>> Start GIVEN DATA
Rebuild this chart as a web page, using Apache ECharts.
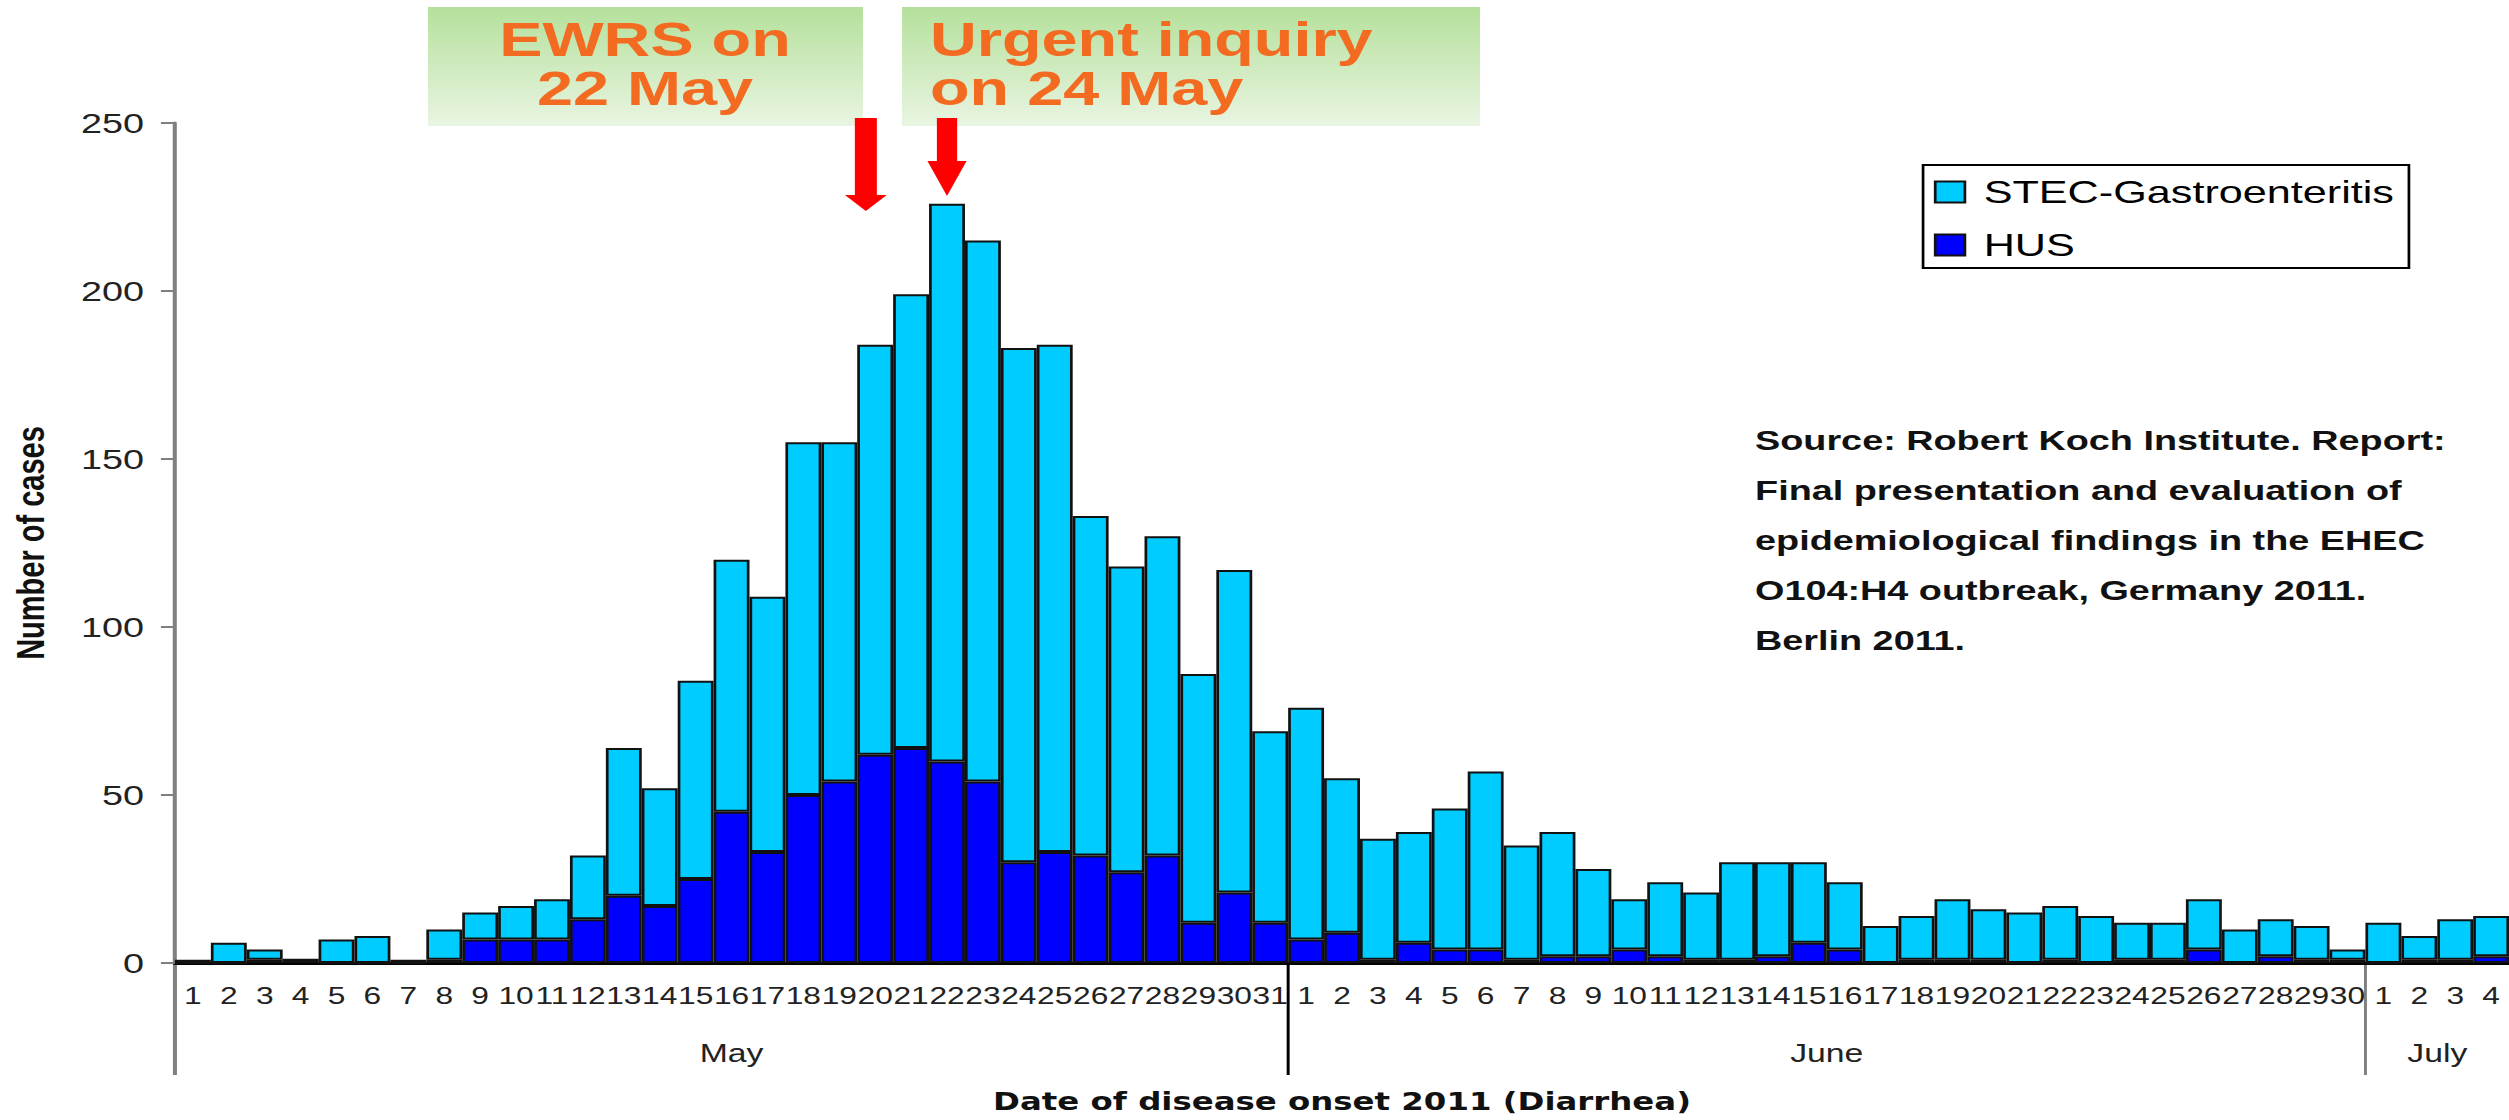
<!DOCTYPE html>
<html>
<head>
<meta charset="utf-8">
<title>EHEC O104:H4 outbreak, Germany 2011</title>
<script src="https://cdn.jsdelivr.net/npm/echarts@6/dist/echarts.min.js"></script>
<style>
  html, body { margin: 0; padding: 0; background: #fff; overflow: hidden; }
  /* the source picture is stretched sideways, so the chart is drawn narrow and stretched too */
  #chart { width: 1859px; height: 1120px; transform: scaleX(1.3497); transform-origin: 0 0; }
</style>
</head>
<body>
<div id="chart"></div>
<script>
const K = 2509 / 1859;
const sx = v => v / K; // picture x -> chart x

const months = ["May", "June", "July"];
const daysShown = [31, 30, 4];

// cases per day of onset, 1 May .. 4 July
const hus = [
  0, 0, 1, 1, 0, 0, 0, 1, 7, 7, 7, 13, 20, 17, 25, 45, 33, 50, 54, 62, 64, 60, 54, 30, 33, 32, 27, 32, 12, 21, 12,
  7, 9, 1, 6, 4, 4, 1, 2, 2, 4, 2, 1, 1, 2, 6, 4, 0, 1, 1, 1, 0, 1, 0, 1, 1, 4, 0, 2, 1, 1,
  0, 1, 1, 2
];
const stec = [
  1, 6, 3, 0, 7, 8, 1, 9, 8, 10, 12, 19, 44, 35, 59, 75, 76, 105, 101, 122, 135, 166, 161, 153, 151, 101, 91, 95, 74, 96, 57,
  69, 46, 36, 33, 42, 53, 34, 37, 26, 15, 22, 20, 29, 28, 24, 20, 11, 13, 18, 15, 15, 16, 14, 11, 11, 15, 10, 11, 10, 3,
  12, 7, 12, 12
];
const yMin = 0, yMax = 250, yStep = 50;

const sourceLines = [
  "Source: Robert Koch Institute. Report:",
  "Final presentation and evaluation of",
  "epidemiological findings in the EHEC",
  "O104:H4 outbreak, Germany 2011.",
  "Berlin 2011."
];

const categories = [];
months.forEach((m, i) => {
  for (let d = 1; d <= daysShown[i]; d++) categories.push(m + " " + d);
});

const font = "'Liberation Sans', Arial, sans-serif";

const option = {
  animation: false,
  textStyle: { fontFamily: font },
  grid: { left: sx(168), right: 0, top: 123, bottom: 157 },
  legend: {
    data: ["STEC-Gastroenteritis", "HUS"],
    orient: "vertical",
    left: sx(1923),
    top: 165,
    padding: [11, 11, 7, 8],
    itemWidth: 22,
    itemHeight: 21,
    itemGap: 21,
    borderColor: "#000",
    borderWidth: 2,
    backgroundColor: "#fff",
    icon: "rect",
    formatter: " {name}",
    textStyle: { fontSize: 32, color: "#000", lineHeight: 32 }
  },
  xAxis: {
    type: "category",
    data: categories,
    name: "Date of disease onset 2011 (Diarrhea)",
    nameLocation: "middle",
    nameGap: 127,
    nameTextStyle: { fontSize: 24, fontWeight: "bold", color: "#111", fontFamily: "'DejaVu Sans', Verdana, sans-serif" },
    axisLine: { lineStyle: { color: "#000", width: 3 } },
    axisTick: { interval: 0, length: 57, lineStyle: { color: "#444", width: 2.2 } },
    axisLabel: {
      interval: 0, fontSize: 23.5, margin: 21, color: "#222",
      formatter: v => v.split(" ")[1]
    },
    splitLine: { show: false }
  },
  yAxis: {
    type: "value",
    min: yMin,
    max: yMax,
    interval: yStep,
    name: "Number of cases",
    nameLocation: "middle",
    nameGap: sx(125),
    nameTextStyle: { fontSize: 29, fontWeight: "bold", color: "#111" },
    axisLine: { show: true, lineStyle: { color: "#808080", width: 3 } },
    axisTick: { show: true, length: sx(14), lineStyle: { color: "#808080", width: 2 } },
    axisLabel: { fontSize: 28, margin: sx(31), color: "#222" },
    splitLine: { show: false }
  },
  series: [
    {
      name: "HUS", type: "bar", stack: "cases", data: hus, barCategoryGap: 0,
      itemStyle: { color: "#0000ff", borderColor: "#111", borderWidth: 2 }
    },
    {
      name: "STEC-Gastroenteritis", type: "bar", stack: "cases", data: stec, barCategoryGap: 0,
      itemStyle: { color: "#00ccff", borderColor: "#111", borderWidth: 2 }
    }
  ]
};

const chart = echarts.init(document.getElementById("chart"), null, { renderer: "svg" });
chart.setOption(option);

// positions on the day axis, from the chart's own scale
const px = i => chart.convertToPixel({ xAxisIndex: 0 }, categories[i]);
const xAt = pos => {
  const i = Math.floor(pos);
  return px(i) + (pos - i) * (px(i + 1) - px(i));
};
const axisY = chart.convertToPixel({ yAxisIndex: 0 }, 0);
const half = (px(1) - px(0)) / 2;

const g = [];

// month names under the days, and the month dividers
let start = 0;
months.forEach((m, i) => {
  const end = start + daysShown[i] - 1;
  g.push({
    type: "text", silent: true,
    style: {
      text: m, x: (px(start) + px(end)) / 2, y: 1053,
      fill: "#222", font: "25px " + font,
      align: "center", verticalAlign: "middle", textAlign: "center", textVerticalAlign: "middle"
    }
  });
  if (i > 0) {
    g.push({
      type: "line", silent: true,
      shape: { x1: px(start) - half, y1: axisY, x2: px(start) - half, y2: 1075 },
      style: { stroke: i === 1 ? "#000" : "#808080", lineWidth: 2.2 }
    });
  }
  start = end + 1;
});
g.push({
  type: "line", silent: true,
  shape: { x1: px(0) - half, y1: axisY, x2: px(0) - half, y2: 1075 },
  style: { stroke: "#808080", lineWidth: 3 }
});

// green notes at the top
const notes = [
  { lines: ["EWRS on", "22 May"], x0: 428, x1: 863, textX: 645, align: "center" },
  { lines: ["Urgent inquiry", "on 24 May"], x0: 902, x1: 1480, textX: 930, align: "left" }
];
notes.forEach(n => {
  g.push({
    type: "rect", silent: true,
    shape: { x: sx(n.x0), y: 7, width: sx(n.x1 - n.x0), height: 119 },
    style: {
      fill: new echarts.graphic.LinearGradient(0, 0, 0, 1, [
        { offset: 0, color: "#b5e09b" },
        { offset: 1, color: "#e9f5e2" }
      ])
    }
  });
  n.lines.forEach((t, j) => {
    g.push({
      type: "text", silent: true,
      style: {
        text: t, x: sx(n.textX), y: 39 + j * 49,
        fill: "#f36a21", font: "bold 48px " + font,
        align: n.align, verticalAlign: "middle", textAlign: n.align, textVerticalAlign: "middle"
      }
    });
  });
});

// red arrows
const arrows = [
  { pos: 18.74, shaft: 16.3, head: 31, top: 118, headTop: 195, tip: 211 },
  { pos: 21, shaft: 15, head: 29, top: 118, headTop: 161, tip: 196 }
];
arrows.forEach(a => {
  const cx = xAt(a.pos), s = a.shaft / 2, h = a.head / 2;
  g.push({
    type: "polygon", silent: true,
    shape: {
      points: [
        [cx - s, a.top], [cx + s, a.top], [cx + s, a.headTop], [cx + h, a.headTop],
        [cx, a.tip], [cx - h, a.headTop], [cx - s, a.headTop]
      ]
    },
    style: { fill: "#ff0000" }
  });
});

// source note
sourceLines.forEach((t, j) => {
  g.push({
    type: "text", silent: true,
    style: {
      text: t, x: sx(1755), y: 440 + j * 50.2,
      fill: "#111", font: "bold 28px " + font,
      align: "left", verticalAlign: "middle", textAlign: "left", textVerticalAlign: "middle"
    }
  });
});

chart.setOption({ graphic: g });
</script>
</body>
</html>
>> End GIVEN DATA
● **WORK TO BE COMPLETED**
Your copy of the data should match it exactly, except that pictures are left out.

● **TASK OUTPUT**
Rebuild this chart as a web page, using Apache ECharts.
<!DOCTYPE html>
<html>
<head>
<meta charset="utf-8">
<title>EHEC O104:H4 outbreak, Germany 2011</title>
<script src="https://cdn.jsdelivr.net/npm/echarts@6/dist/echarts.min.js"></script>
<style>
  html, body { margin: 0; padding: 0; background: #fff; overflow: hidden; }
  /* the source picture is stretched sideways, so the chart is drawn narrow and stretched too */
  #chart { width: 1859px; height: 1120px; transform: scaleX(1.3497); transform-origin: 0 0; }
</style>
</head>
<body>
<div id="chart"></div>
<script>
const K = 2509 / 1859;
const sx = v => v / K; // picture x -> chart x

const months = ["May", "June", "July"];
const daysShown = [31, 30, 4];

// cases per day of onset, 1 May .. 4 July
const hus = [
  0, 0, 1, 1, 0, 0, 0, 1, 7, 7, 7, 13, 20, 17, 25, 45, 33, 50, 54, 62, 64, 60, 54, 30, 33, 32, 27, 32, 12, 21, 12,
  7, 9, 1, 6, 4, 4, 1, 2, 2, 4, 2, 1, 1, 2, 6, 4, 0, 1, 1, 1, 0, 1, 0, 1, 1, 4, 0, 2, 1, 1,
  0, 1, 1, 2
];
const stec = [
  1, 6, 3, 0, 7, 8, 1, 9, 8, 10, 12, 19, 44, 35, 59, 75, 76, 105, 101, 122, 135, 166, 161, 153, 151, 101, 91, 95, 74, 96, 57,
  69, 46, 36, 33, 42, 53, 34, 37, 26, 15, 22, 20, 29, 28, 24, 20, 11, 13, 18, 15, 15, 16, 14, 11, 11, 15, 10, 11, 10, 3,
  12, 7, 12, 12
];
const yMin = 0, yMax = 250, yStep = 50;

const sourceLines = [
  "Source: Robert Koch Institute. Report:",
  "Final presentation and evaluation of",
  "epidemiological findings in the EHEC",
  "O104:H4 outbreak, Germany 2011.",
  "Berlin 2011."
];

const categories = [];
months.forEach((m, i) => {
  for (let d = 1; d <= daysShown[i]; d++) categories.push(m + " " + d);
});

const font = "'Liberation Sans', Arial, sans-serif";

const option = {
  animation: false,
  textStyle: { fontFamily: font },
  grid: { left: sx(168), right: 0, top: 123, bottom: 157 },
  legend: {
    data: ["STEC-Gastroenteritis", "HUS"],
    orient: "vertical",
    left: sx(1923),
    top: 165,
    padding: [11, 11, 7, 8],
    itemWidth: 22,
    itemHeight: 21,
    itemGap: 21,
    borderColor: "#000",
    borderWidth: 2,
    backgroundColor: "#fff",
    icon: "rect",
    formatter: " {name}",
    textStyle: { fontSize: 32, color: "#000", lineHeight: 32 }
  },
  xAxis: {
    type: "category",
    data: categories,
    name: "Date of disease onset 2011 (Diarrhea)",
    nameLocation: "middle",
    nameGap: 127,
    nameTextStyle: { fontSize: 24, fontWeight: "bold", color: "#111", fontFamily: "'DejaVu Sans', Verdana, sans-serif" },
    axisLine: { lineStyle: { color: "#000", width: 3 } },
    axisTick: { interval: 0, length: 57, lineStyle: { color: "#444", width: 2.2 } },
    axisLabel: {
      interval: 0, fontSize: 23.5, margin: 21, color: "#222",
      formatter: v => v.split(" ")[1]
    },
    splitLine: { show: false }
  },
  yAxis: {
    type: "value",
    min: yMin,
    max: yMax,
    interval: yStep,
    name: "Number of cases",
    nameLocation: "middle",
    nameGap: sx(125),
    nameTextStyle: { fontSize: 29, fontWeight: "bold", color: "#111" },
    axisLine: { show: true, lineStyle: { color: "#808080", width: 3 } },
    axisTick: { show: true, length: sx(14), lineStyle: { color: "#808080", width: 2 } },
    axisLabel: { fontSize: 28, margin: sx(31), color: "#222" },
    splitLine: { show: false }
  },
  series: [
    {
      name: "HUS", type: "bar", stack: "cases", data: hus, barCategoryGap: 0,
      itemStyle: { color: "#0000ff", borderColor: "#111", borderWidth: 2 }
    },
    {
      name: "STEC-Gastroenteritis", type: "bar", stack: "cases", data: stec, barCategoryGap: 0,
      itemStyle: { color: "#00ccff", borderColor: "#111", borderWidth: 2 }
    }
  ]
};

const chart = echarts.init(document.getElementById("chart"), null, { renderer: "svg" });
chart.setOption(option);

// positions on the day axis, from the chart's own scale
const px = i => chart.convertToPixel({ xAxisIndex: 0 }, categories[i]);
const xAt = pos => {
  const i = Math.floor(pos);
  return px(i) + (pos - i) * (px(i + 1) - px(i));
};
const axisY = chart.convertToPixel({ yAxisIndex: 0 }, 0);
const half = (px(1) - px(0)) / 2;

const g = [];

// month names under the days, and the month dividers
let start = 0;
months.forEach((m, i) => {
  const end = start + daysShown[i] - 1;
  g.push({
    type: "text", silent: true,
    style: {
      text: m, x: (px(start) + px(end)) / 2, y: 1053,
      fill: "#222", font: "25px " + font,
      align: "center", verticalAlign: "middle", textAlign: "center", textVerticalAlign: "middle"
    }
  });
  if (i > 0) {
    g.push({
      type: "line", silent: true,
      shape: { x1: px(start) - half, y1: axisY, x2: px(start) - half, y2: 1075 },
      style: { stroke: i === 1 ? "#000" : "#808080", lineWidth: 2.2 }
    });
  }
  start = end + 1;
});
g.push({
  type: "line", silent: true,
  shape: { x1: px(0) - half, y1: axisY, x2: px(0) - half, y2: 1075 },
  style: { stroke: "#808080", lineWidth: 3 }
});

// green notes at the top
const notes = [
  { lines: ["EWRS on", "22 May"], x0: 428, x1: 863, textX: 645, align: "center" },
  { lines: ["Urgent inquiry", "on 24 May"], x0: 902, x1: 1480, textX: 930, align: "left" }
];
notes.forEach(n => {
  g.push({
    type: "rect", silent: true,
    shape: { x: sx(n.x0), y: 7, width: sx(n.x1 - n.x0), height: 119 },
    style: {
      fill: new echarts.graphic.LinearGradient(0, 0, 0, 1, [
        { offset: 0, color: "#b5e09b" },
        { offset: 1, color: "#e9f5e2" }
      ])
    }
  });
  n.lines.forEach((t, j) => {
    g.push({
      type: "text", silent: true,
      style: {
        text: t, x: sx(n.textX), y: 39 + j * 49,
        fill: "#f36a21", font: "bold 48px " + font,
        align: n.align, verticalAlign: "middle", textAlign: n.align, textVerticalAlign: "middle"
      }
    });
  });
});

// red arrows
const arrows = [
  { pos: 18.74, shaft: 16.3, head: 31, top: 118, headTop: 195, tip: 211 },
  { pos: 21, shaft: 15, head: 29, top: 118, headTop: 161, tip: 196 }
];
arrows.forEach(a => {
  const cx = xAt(a.pos), s = a.shaft / 2, h = a.head / 2;
  g.push({
    type: "polygon", silent: true,
    shape: {
      points: [
        [cx - s, a.top], [cx + s, a.top], [cx + s, a.headTop], [cx + h, a.headTop],
        [cx, a.tip], [cx - h, a.headTop], [cx - s, a.headTop]
      ]
    },
    style: { fill: "#ff0000" }
  });
});

// source note
sourceLines.forEach((t, j) => {
  g.push({
    type: "text", silent: true,
    style: {
      text: t, x: sx(1755), y: 440 + j * 50.2,
      fill: "#111", font: "bold 28px " + font,
      align: "left", verticalAlign: "middle", textAlign: "left", textVerticalAlign: "middle"
    }
  });
});

chart.setOption({ graphic: g });
</script>
</body>
</html>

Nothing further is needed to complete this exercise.